For a couple of years, their relationship seemed to hold. But things came to a head in 2013, when Kiir removed Machar from his post as vice president. In December that year, over a matter of a few days, unknown thousands of civilians were killed in Juba by the president’s forces. That time around, the Indian embassy took nearly two weeks to arrange an evacuation flight. The onset of war forced many Indians to leave. Almost overnight, a community of about two thousand became a few hundred.

For the next year-and-a half, a civil war spread through the nation, fractured along ethnic lines: the Dinka, led by Kiir, and the Nuer, led by Machar, both of whom wanted to gain control over South Sudan’s oil fields and state capitals.
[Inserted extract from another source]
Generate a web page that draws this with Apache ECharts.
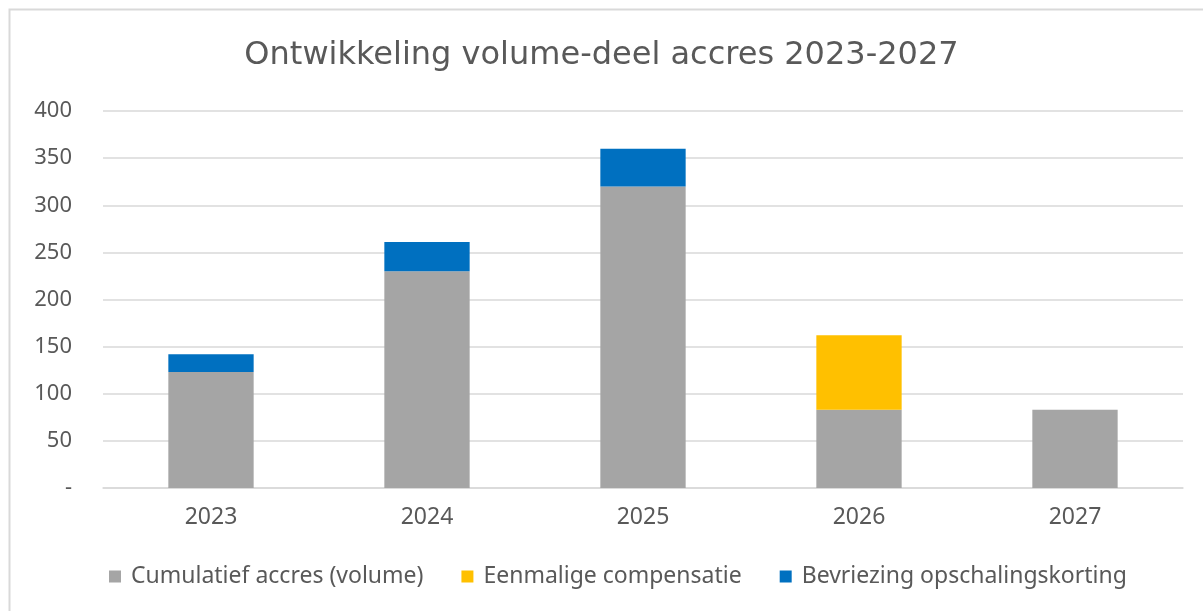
<!DOCTYPE html>
<html>
<head>
<meta charset="utf-8">
<script src="https://cdn.jsdelivr.net/npm/echarts@6/dist/echarts.min.js"></script>
<style>
html,body{margin:0;padding:0;background:#fff;}
#c{width:1203px;height:611px;}
</style>
</head>
<body>
<div id="c"></div>
<script>
const categories = ['2023', '2024', '2025', '2026', '2027'];
const cumulatief = [123, 230, 320, 83, 83];
const eenmalig = [null, null, null, 79, null];
const bevriezing = [19, 31, 40, null, null];
const yTicks = [0, 50, 100, 150, 200, 250, 300, 350, 400];
const seriesNames = ['Cumulatief accres (volume)', 'Eenmalige compensatie', 'Bevriezing opschalingskorting'];

const font = 'Noto Sans';
const chart = echarts.init(document.getElementById('c'));
chart.setOption({
  animation: false,
  textStyle: { fontFamily: font },
  title: {
    text: 'Ontwikkeling volume-deel accres 2023-2027',
    left: 'center', top: 35,
    textStyle: { fontFamily: 'DejaVu Sans', fontSize: 32, fontWeight: 'normal', color: '#595959' }
  },
  graphic: [{
    type: 'rect', left: 7, top: 7, silent: true,
    shape: { width: 1220, height: 630 },
    style: { fill: 'none', stroke: '#d9d9d9', lineWidth: 2 }
  }],
  legend: {
    bottom: 18, left: 104, itemWidth: 12, itemHeight: 12, itemGap: 38,
    icon: 'rect',
    textStyle: { fontFamily: font, fontSize: 23, color: '#595959', padding: [0, 0, 0, 5] },
    data: seriesNames
  },
  grid: { left: 103, right: 20, top: 111, bottom: 123 },
  xAxis: {
    type: 'category', data: categories,
    axisLine: { lineStyle: { color: '#d9d9d9', width: 1.5 } },
    axisTick: { show: false },
    axisLabel: { fontFamily: font, fontSize: 23, color: '#595959', margin: 18 }
  },
  yAxis: {
    type: 'value', min: yTicks[0], max: yTicks[yTicks.length - 1], interval: 50,
    axisLine: { show: false }, axisTick: { show: false },
    splitLine: { lineStyle: { color: '#d9d9d9', width: 1.5 } },
    axisLabel: {
      fontFamily: font, fontSize: 22, color: '#595959', margin: 31,
      formatter: v => v === 0 ? '-' : String(v)
    }
  },
  series: [
    { name: seriesNames[0], type: 'bar', stack: 's', data: cumulatief, barWidth: '39.5%', itemStyle: { color: '#a5a5a5' } },
    { name: seriesNames[1], type: 'bar', stack: 's', data: eenmalig, itemStyle: { color: '#ffc000' } },
    { name: seriesNames[2], type: 'bar', stack: 's', data: bevriezing, itemStyle: { color: '#0070c0' } }
  ]
});
</script>
</body>
</html>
The war wreaked havoc on the fragile new nation. Millions of South Sudanese were rendered homeless and forced to hide-out at UN camps, which swelled to five or six times their capacity. The civilian population was subjected to rape and targeted killings, and by May 2015, over 4 million people were reportedly unable to obtain enough food. Finally, in August 2015, the two leaders signed a peace deal reinstating Machar as vice-president. But the let-up in the violence came to an end last month.

“Now things are different,” Kuber told me, as he stood overlooking the empty courtyard of his restaurant. “The UN staff is too scared to come and I get few customers. I’m running this just to give these few workers something of a livelihood.” he said. Though Kuber stuck it out through the 2013 unrest, he decided to leave this time around. He was in Chennai when I spoke to him in late July, and intended to go back only to close up the restaurant.
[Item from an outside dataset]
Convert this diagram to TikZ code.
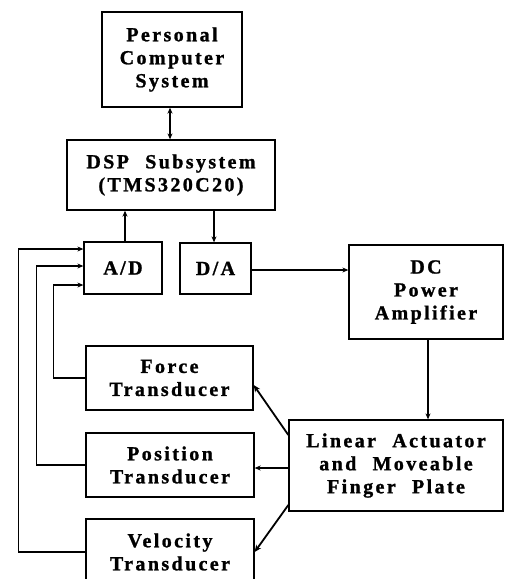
\documentclass[tikz,border=0pt]{standalone}
\usepackage{fontspec}
\setmainfont{Liberation Serif}[BoldFont={Liberation Serif Bold}]
\newfontfamily\lblfont{Liberation Serif}[BoldFont={Liberation Serif Bold},BoldFeatures={FakeBold=1.2},LetterSpace=12,WordSpace=2.2]
\usetikzlibrary{arrows.meta,calc}
\begin{document}
\begin{tikzpicture}[x=1pt,y=-1pt,
  box/.style={draw,line width=1.3pt,inner sep=0pt,align=center,
    font=\lblfont\bfseries\fontsize{20}{23}\selectfont},
  conn/.style={line width=1.1pt,-{Stealth[length=6pt,width=5pt]}},
  thick conn/.style={line width=1.8pt,-{Stealth[length=7pt,width=6pt]}}]
\useasboundingbox (0,0) rectangle (504,579);
\node[box,minimum width=140pt,minimum height=95pt] (PC) at (172,59.5) {Personal\\Computer\\System};
\node[box,minimum width=208pt,minimum height=70pt] (DSP) at (171,175) {DSP Subsystem\\(TMS320C20)};
\node[box,minimum width=78pt,minimum height=52pt] (AD) at (123,268) {A/D};
\node[box,minimum width=71pt,minimum height=51pt] (DA) at (215.5,268.5) {D/A};
\node[box,minimum width=154pt,minimum height=94pt] (DC) at (426,292) {DC\\Power\\Amplifier};
\node[box,minimum width=214pt,minimum height=91pt] (LA) at (396,465.5) {Linear Actuator\\and Moveable\\Finger Plate};
\node[box,minimum width=167pt,minimum height=64pt] (FT) at (169.5,378) {Force\\Transducer};
\node[box,minimum width=168pt,minimum height=64pt] (PT) at (170,465) {Position\\Transducer};
\node[box,minimum width=168pt,minimum height=66pt] (VT) at (170,552) {Velocity\\Transducer};
% PC <-> DSP
\draw[line width=1.1pt,{Stealth[length=6pt,width=5pt]}-{Stealth[length=6pt,width=5pt]}] ([xshift=-2pt]PC.south) -- ([xshift=-2pt]PC.south |- DSP.north);
% A/D -> DSP, DSP -> D/A
\draw[conn] ([xshift=2pt]AD.north) -- ([xshift=2pt]AD.north |- DSP.south);
\draw[conn] ([xshift=-1.5pt]DA.north |- DSP.south) -- ([xshift=-1.5pt]DA.north);
% D/A -> DC
\draw[conn] ([yshift=-1.5pt]DA.east) -- ([yshift=-1.5pt]DA.east -| DC.west);
% DC -> LA
\draw[conn] ([xshift=2pt]DC.south) -- ([xshift=2pt]DC.south |- LA.north);
% LA -> transducers
\draw[thick conn] ([yshift=30.5pt]LA.west) -- ([yshift=-7pt]FT.east);
\draw[conn] ([yshift=-2.5pt]LA.west) -- ([yshift=-3pt]PT.east);
\draw[thick conn] ([yshift=-39.5pt]LA.west) -- (VT.east);
% feedback to A/D
\draw[conn] (FT.west) -- ++(-32,0) |- ([yshift=-17pt]AD.west);
\draw[conn] (PT.west) -- ++(-49,0) |- ([yshift=2pt]AD.west);
\draw[conn] (VT.west) -- ++(-67,0) |- ([yshift=19pt]AD.west);
\end{tikzpicture}
\end{document}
With the South Sudanese Pound losing several points to the US dollar almost daily, the situation has become untenable. Sanjay Patel, the director of Jit Mart, the largest supermarket in Juba, bemoaned the circumstances. Patel had been working with Jit Mart in Tanzania, and brought the franchise with him to Juba when he came, in 2006. “By the time it goes from the shelf to sale, I’m losing money on everything. The floating currency is worse than the war,” he said. Even so, he sent off his friends at the airport last week, electing instead to stay back.

At the moment, it appears that most of the Indians who left South Sudan were those that had come here for jobs. “The life is in Africa,” Patel told me. “I don’t think I will ever return to India.” “There’s too much to lose here,” Manohar said, while talking of his family’s businesses and assets. “Even during the 2013 war, we just moved everything into the compound and waited, we never left.”
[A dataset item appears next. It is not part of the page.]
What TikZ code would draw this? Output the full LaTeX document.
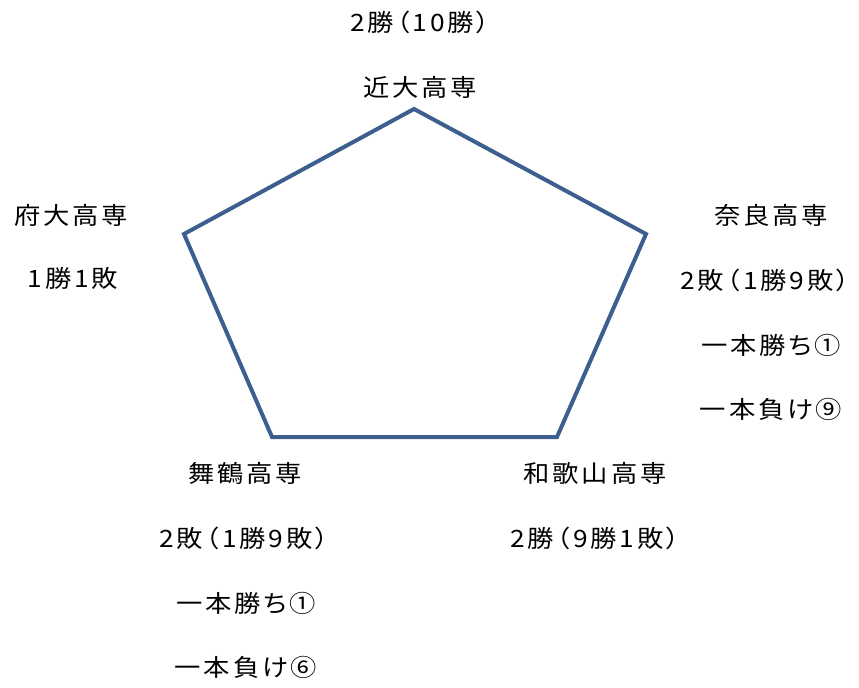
\documentclass[tikz,border=0pt]{standalone}
\usepackage{fontspec}
\newfontfamily\jp[LetterSpace=12,FakeStretch=1.1,RawFeature=+palt]{Noto Sans CJK JP}
\definecolor{pent}{HTML}{3D5F8D}
\begin{document}
\begin{tikzpicture}[x=1bp,y=-1bp,
  lab/.style={font=\jp\fontsize{24}{28}\selectfont, inner sep=0pt, text=black}]
\useasboundingbox (0,0) rectangle (859,688);
\coordinate (t) at (414,109);
\coordinate (r) at (646,234);
\coordinate (br) at (557,437);
\coordinate (bl) at (272,437);
\coordinate (l) at (184,234);
\draw[pent, line width=4bp, line join=miter] (t) -- (r) -- (br) -- (bl) -- (l) -- cycle;
\node[lab] (k1) at (420,22) {2勝（10勝）};
\node[lab] (k2) at (420,87) {近大高専};
\node[lab] (f1) at (71,215) {府大高専};
\node[lab] (f2) at (73,278) {1勝1敗};
\node[lab] (n1) at (771,215) {奈良高専};
\node[lab] (n2) at (765,280) {2敗（1勝9敗）};
\node[lab] (n3) at (771,345) {一本勝ち①};
\node[lab] (n4) at (771,409) {一本負け⑨};
\node[lab] (m1) at (245,473) {舞鶴高専};
\node[lab] (m2) at (244,538) {2敗（1勝9敗）};
\node[lab] (m3) at (246,603) {一本勝ち①};
\node[lab] (m4) at (246,667) {一本負け⑥};
\node[lab] (w1) at (595,473) {和歌山高専};
\node[lab] (w2) at (595,538) {2勝（9勝1敗）};
\end{tikzpicture}
\end{document}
The most recent bout of violence may be the straw to break the camel’s back. On 26 July, after a 48-hour ultimatum, the president replaced Machar, who had refused to return to Juba unless an international body brokered peace. The United Nations has approved resolutions to keep troops in South Sudan and though Kiir has staged public rallies against intervention, the rebel forces welcomed the move. The question now, then, is just how much longer these businessmen can hold out. When the next evacuation flight takes off from Juba, how many of those seats will be filled, and what will be the state of the country they leave behind?